MILWAUKEE – The Twins' season began at 1:14 p.m., and by 1:20, Josh Donaldson was injured. But the real pain for the Twins didn't arrive until around 5.
That's when new late-inning reliever Alex Colome and some shaky Twins defense turned a three-run, ninth-inning lead into a tie game, and ultimately a 6-5, 10-inning Opening Day loss to the Brewers at American Family Field.
"A combination of things that happened that obviously didn't go our way, and we didn't make the plays that we needed to," Rocco Baldelli said after losing an opener for the first time in his three seasons as Twins manager. "I'm not saying they were all very straightforward plays, but we had a pretty good opportunity to win the game."
So it seemed as they headed to the bottom of the ninth with a 5-2 lead, built on some key hits by Max Kepler, who fell a homer short of the cycle; Luis Arraez, who slapped two hits and was robbed of a third; and Byron Buxton, who hit the longest home run of his career. Baldelli sent Colome, signed over the winter to help protect those leads, to the mound against a Brewers team that hadn't put a runner on base since the fifth.

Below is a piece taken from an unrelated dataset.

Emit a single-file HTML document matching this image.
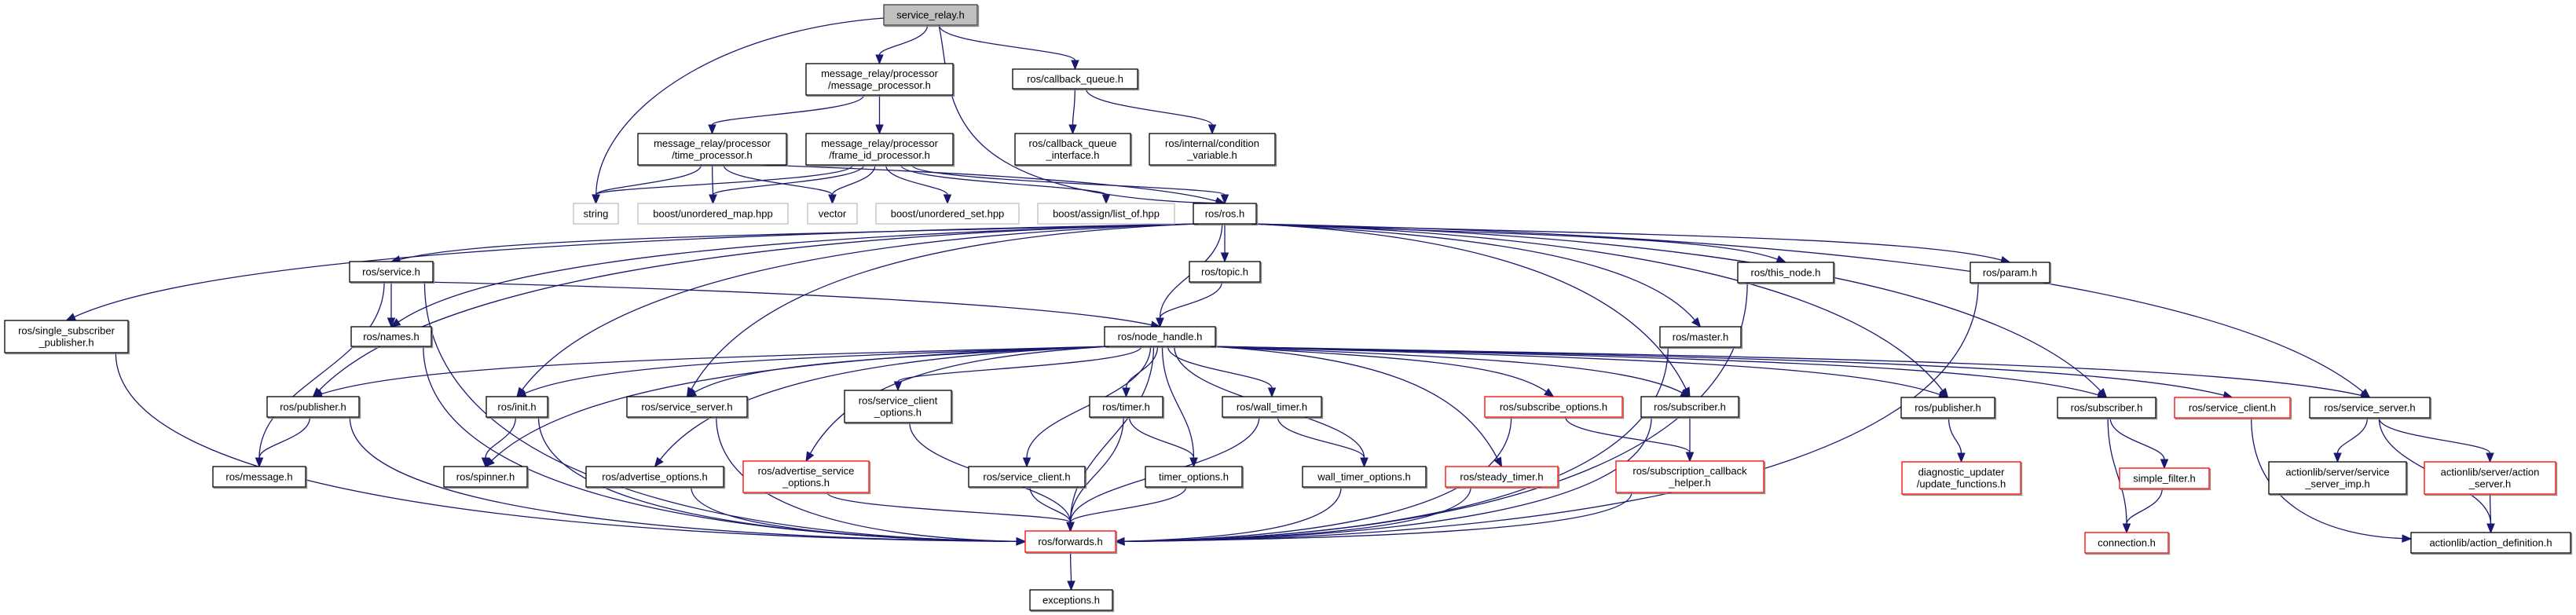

With one out, however, Colome hit Kolten Wong on the hand with a cutter, and when Keston Hiura slapped a ball back to the mound, the pitcher decided to try to turn it into a double play. But his throw sailed high to second base, and shortstop Andrelton Simmons had to jump to catch it, allowing Wong to slide in safely.
Christian Yelich followed with a warning-track fly ball that popped in and out of Kepler's glove as he ran, falling for a single that scored Wong. One out later, Travis Shaw drove another Colome pitch into the right-center gap for a game-tying double, amping up the socially distanced sellout crowd of 11,740 to packed-house decibel levels.
"We just have to ultimately make those plays and throw the ball to the right base, things like that," Baldelli shrugged. "We start that inning and the same balls are hit, I think we're going to make those plays a vast majority of the time, and know what to do. Today, it just didn't happen."
The 10th inning then unfolded as if preordained. Brewers closer Josh Hader quickly whiffed Willians Astudillo, Arraez and Jake Cave on 11 pitches, all but one of them registering at least 97 miles per hour.